● Set task: Write out the entries verbatim and leave the images out of the copy.

● Stored records:
⁂

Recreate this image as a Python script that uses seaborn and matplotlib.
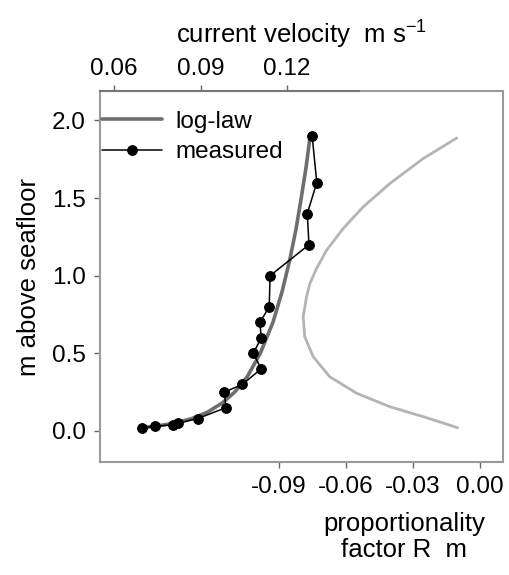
import matplotlib
matplotlib.use("Agg")
import matplotlib.pyplot as plt
import seaborn as sns
import pandas as pd

# measured profile: height above seafloor (m) and current velocity (m/s)
meas_z = [0.02, 0.03, 0.04, 0.05, 0.08, 0.15, 0.25, 0.30, 0.40, 0.50, 0.60, 0.70, 0.80, 1.00, 1.20, 1.40, 1.60, 1.90]
meas_u = [0.0696, 0.0742, 0.0804, 0.0823, 0.0890, 0.0988, 0.0982, 0.1045, 0.1110, 0.1083, 0.1110, 0.1106, 0.1138, 0.1141, 0.1276, 0.1270, 0.1303, 0.1287]

# log-law fit
log_z = [0.02, 0.03, 0.05, 0.08, 0.12, 0.18, 0.25, 0.35, 0.5, 0.7, 0.9, 1.1, 1.3, 1.5, 1.7, 1.9]
log_u = [0.0690, 0.0743, 0.0809, 0.0870, 0.0923, 0.0975, 0.1018, 0.1062, 0.1107, 0.1151, 0.1183, 0.1209, 0.1231, 0.1249, 0.1266, 0.1280]

# proportionality factor R (m)
r_z = [0.021, 0.092, 0.156, 0.243, 0.349, 0.478, 0.607, 0.736, 0.864, 0.950, 1.047, 1.165, 1.304, 1.443, 1.594, 1.755, 1.887]
r_val = [-0.0100, -0.0254, -0.0403, -0.0552, -0.0672, -0.0746, -0.0784, -0.0791, -0.0776, -0.0761, -0.0731, -0.0686, -0.0612, -0.0523, -0.0403, -0.0254, -0.0104]

sns.set_style("white")
plt.rcParams["font.family"] = ["Liberation Sans", "DejaVu Sans"]
plt.rcParams["mathtext.fontset"] = "custom"
plt.rcParams["mathtext.rm"] = "Liberation Sans"
plt.rcParams["mathtext.default"] = "regular"
plt.rcParams["text.color"] = "black"
plt.rcParams["axes.labelcolor"] = "black"
plt.rcParams["xtick.color"] = "black"
plt.rcParams["ytick.color"] = "black"

fs = 17.5
fig = plt.figure(figsize=(5.09, 5.75), dpi=100)
ax = fig.add_axes([100 / 509, 1 - 462 / 575, 403 / 509, 371 / 575])

df_r = pd.DataFrame({"z": r_z, "R": r_val})
sns.lineplot(data=df_r, x="R", y="z", sort=False, estimator=None, color="#b4b4b4", lw=2, ax=ax)
ax.set_xlim(-0.170, 0.0103)
ax.set_ylim(-0.20, 2.19)
ax.set_xticks([-0.09, -0.06, -0.03, 0.0])
ax.set_xticklabels(["-0.09", "-0.06", "-0.03", "0.00"])
ax.set_yticks([0.0, 0.5, 1.0, 1.5, 2.0])
ax.set_yticklabels(["0.0", "0.5", "1.0", "1.5", "2.0"])
ax.tick_params(axis="both", direction="out", length=4, width=1, color="#666666",
               labelsize=fs, pad=6, left=True, bottom=True)
ax.set_ylabel("m above seafloor", fontsize=fs + 1, labelpad=8)
ax.set_xlabel("proportionality\nfactor R  m", fontsize=fs + 1, linespacing=1.1)
ax.xaxis.set_label_coords(0.754, -0.135)
for s in ax.spines.values():
    s.set_color("#9a9a9a")
    s.set_linewidth(1.5)

ax2 = ax.twiny()
df_log = pd.DataFrame({"z": log_z, "u": log_u})
df_meas = pd.DataFrame({"z": meas_z, "u": meas_u})
sns.lineplot(data=df_log, x="u", y="z", sort=False, estimator=None, color="#6e6e6e", lw=2.6,
             ax=ax2, label="log-law")
sns.lineplot(data=df_meas, x="u", y="z", sort=False, estimator=None, color="black", lw=1.1,
             marker="o", markersize=7, markeredgecolor="black", ax=ax2, label="measured")
ax2.set_xlim(0.0551, 0.1949)
ax2.set_xticks([0.06, 0.09, 0.12])
ax2.set_xticklabels(["0.06", "0.09", "0.12"])
ax2.tick_params(axis="x", direction="out", length=4, width=1, color="#666666",
                labelsize=fs, pad=4, top=True)
ax2.set_xlabel("current velocity  m s$^{-1}$", fontsize=fs + 1, labelpad=10)
ax2.xaxis.set_label_position("top")
ax2.set_ylabel("")
for s in ax2.spines.values():
    s.set_visible(False)
ax2.spines["top"].set_visible(True)
ax2.spines["top"].set_color("#777777")
ax2.spines["top"].set_linewidth(1.5)
ax2.spines["top"].set_bounds(0.0551, 0.145)

leg = ax2.legend(loc="upper left", bbox_to_anchor=(0.0, 0.953), frameon=False, fontsize=fs,
                 handlelength=2.45, handletextpad=0.55, borderaxespad=0, borderpad=0.1,
                 labelspacing=0.35)

fig.savefig("out.png", dpi=100)
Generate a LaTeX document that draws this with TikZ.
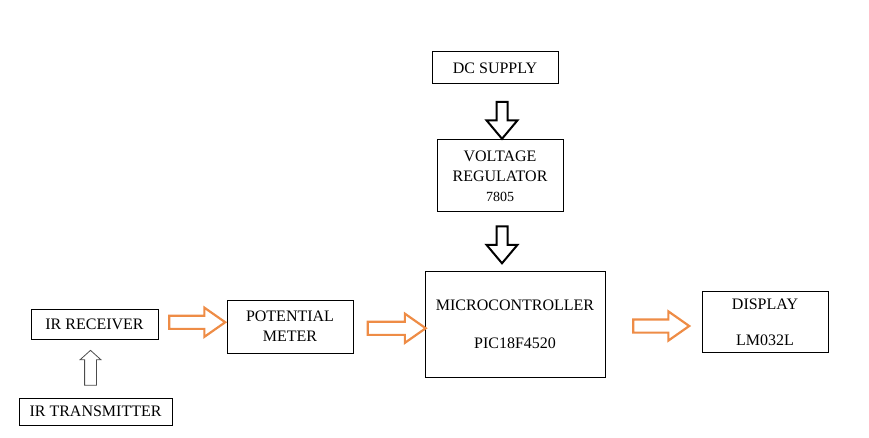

⁂

● Answer to the exercise:
Recreate this image as a Python script that uses seaborn and matplotlib.
import matplotlib
matplotlib.use("Agg")
import matplotlib.pyplot as plt
import seaborn as sns
import pandas as pd

# measured profile: height above seafloor (m) and current velocity (m/s)
meas_z = [0.02, 0.03, 0.04, 0.05, 0.08, 0.15, 0.25, 0.30, 0.40, 0.50, 0.60, 0.70, 0.80, 1.00, 1.20, 1.40, 1.60, 1.90]
meas_u = [0.0696, 0.0742, 0.0804, 0.0823, 0.0890, 0.0988, 0.0982, 0.1045, 0.1110, 0.1083, 0.1110, 0.1106, 0.1138, 0.1141, 0.1276, 0.1270, 0.1303, 0.1287]

# log-law fit
log_z = [0.02, 0.03, 0.05, 0.08, 0.12, 0.18, 0.25, 0.35, 0.5, 0.7, 0.9, 1.1, 1.3, 1.5, 1.7, 1.9]
log_u = [0.0690, 0.0743, 0.0809, 0.0870, 0.0923, 0.0975, 0.1018, 0.1062, 0.1107, 0.1151, 0.1183, 0.1209, 0.1231, 0.1249, 0.1266, 0.1280]

# proportionality factor R (m)
r_z = [0.021, 0.092, 0.156, 0.243, 0.349, 0.478, 0.607, 0.736, 0.864, 0.950, 1.047, 1.165, 1.304, 1.443, 1.594, 1.755, 1.887]
r_val = [-0.0100, -0.0254, -0.0403, -0.0552, -0.0672, -0.0746, -0.0784, -0.0791, -0.0776, -0.0761, -0.0731, -0.0686, -0.0612, -0.0523, -0.0403, -0.0254, -0.0104]

sns.set_style("white")
plt.rcParams["font.family"] = ["Liberation Sans", "DejaVu Sans"]
plt.rcParams["mathtext.fontset"] = "custom"
plt.rcParams["mathtext.rm"] = "Liberation Sans"
plt.rcParams["mathtext.default"] = "regular"
plt.rcParams["text.color"] = "black"
plt.rcParams["axes.labelcolor"] = "black"
plt.rcParams["xtick.color"] = "black"
plt.rcParams["ytick.color"] = "black"

fs = 17.5
fig = plt.figure(figsize=(5.09, 5.75), dpi=100)
ax = fig.add_axes([100 / 509, 1 - 462 / 575, 403 / 509, 371 / 575])

df_r = pd.DataFrame({"z": r_z, "R": r_val})
sns.lineplot(data=df_r, x="R", y="z", sort=False, estimator=None, color="#b4b4b4", lw=2, ax=ax)
ax.set_xlim(-0.170, 0.0103)
ax.set_ylim(-0.20, 2.19)
ax.set_xticks([-0.09, -0.06, -0.03, 0.0])
ax.set_xticklabels(["-0.09", "-0.06", "-0.03", "0.00"])
ax.set_yticks([0.0, 0.5, 1.0, 1.5, 2.0])
ax.set_yticklabels(["0.0", "0.5", "1.0", "1.5", "2.0"])
ax.tick_params(axis="both", direction="out", length=4, width=1, color="#666666",
               labelsize=fs, pad=6, left=True, bottom=True)
ax.set_ylabel("m above seafloor", fontsize=fs + 1, labelpad=8)
ax.set_xlabel("proportionality\nfactor R  m", fontsize=fs + 1, linespacing=1.1)
ax.xaxis.set_label_coords(0.754, -0.135)
for s in ax.spines.values():
    s.set_color("#9a9a9a")
    s.set_linewidth(1.5)

ax2 = ax.twiny()
df_log = pd.DataFrame({"z": log_z, "u": log_u})
df_meas = pd.DataFrame({"z": meas_z, "u": meas_u})
sns.lineplot(data=df_log, x="u", y="z", sort=False, estimator=None, color="#6e6e6e", lw=2.6,
             ax=ax2, label="log-law")
sns.lineplot(data=df_meas, x="u", y="z", sort=False, estimator=None, color="black", lw=1.1,
             marker="o", markersize=7, markeredgecolor="black", ax=ax2, label="measured")
ax2.set_xlim(0.0551, 0.1949)
ax2.set_xticks([0.06, 0.09, 0.12])
ax2.set_xticklabels(["0.06", "0.09", "0.12"])
ax2.tick_params(axis="x", direction="out", length=4, width=1, color="#666666",
                labelsize=fs, pad=4, top=True)
ax2.set_xlabel("current velocity  m s$^{-1}$", fontsize=fs + 1, labelpad=10)
ax2.xaxis.set_label_position("top")
ax2.set_ylabel("")
for s in ax2.spines.values():
    s.set_visible(False)
ax2.spines["top"].set_visible(True)
ax2.spines["top"].set_color("#777777")
ax2.spines["top"].set_linewidth(1.5)
ax2.spines["top"].set_bounds(0.0551, 0.145)

leg = ax2.legend(loc="upper left", bbox_to_anchor=(0.0, 0.953), frameon=False, fontsize=fs,
                 handlelength=2.45, handletextpad=0.55, borderaxespad=0, borderpad=0.1,
                 labelspacing=0.35)

fig.savefig("out.png", dpi=100)
Generate a LaTeX document that draws this with TikZ.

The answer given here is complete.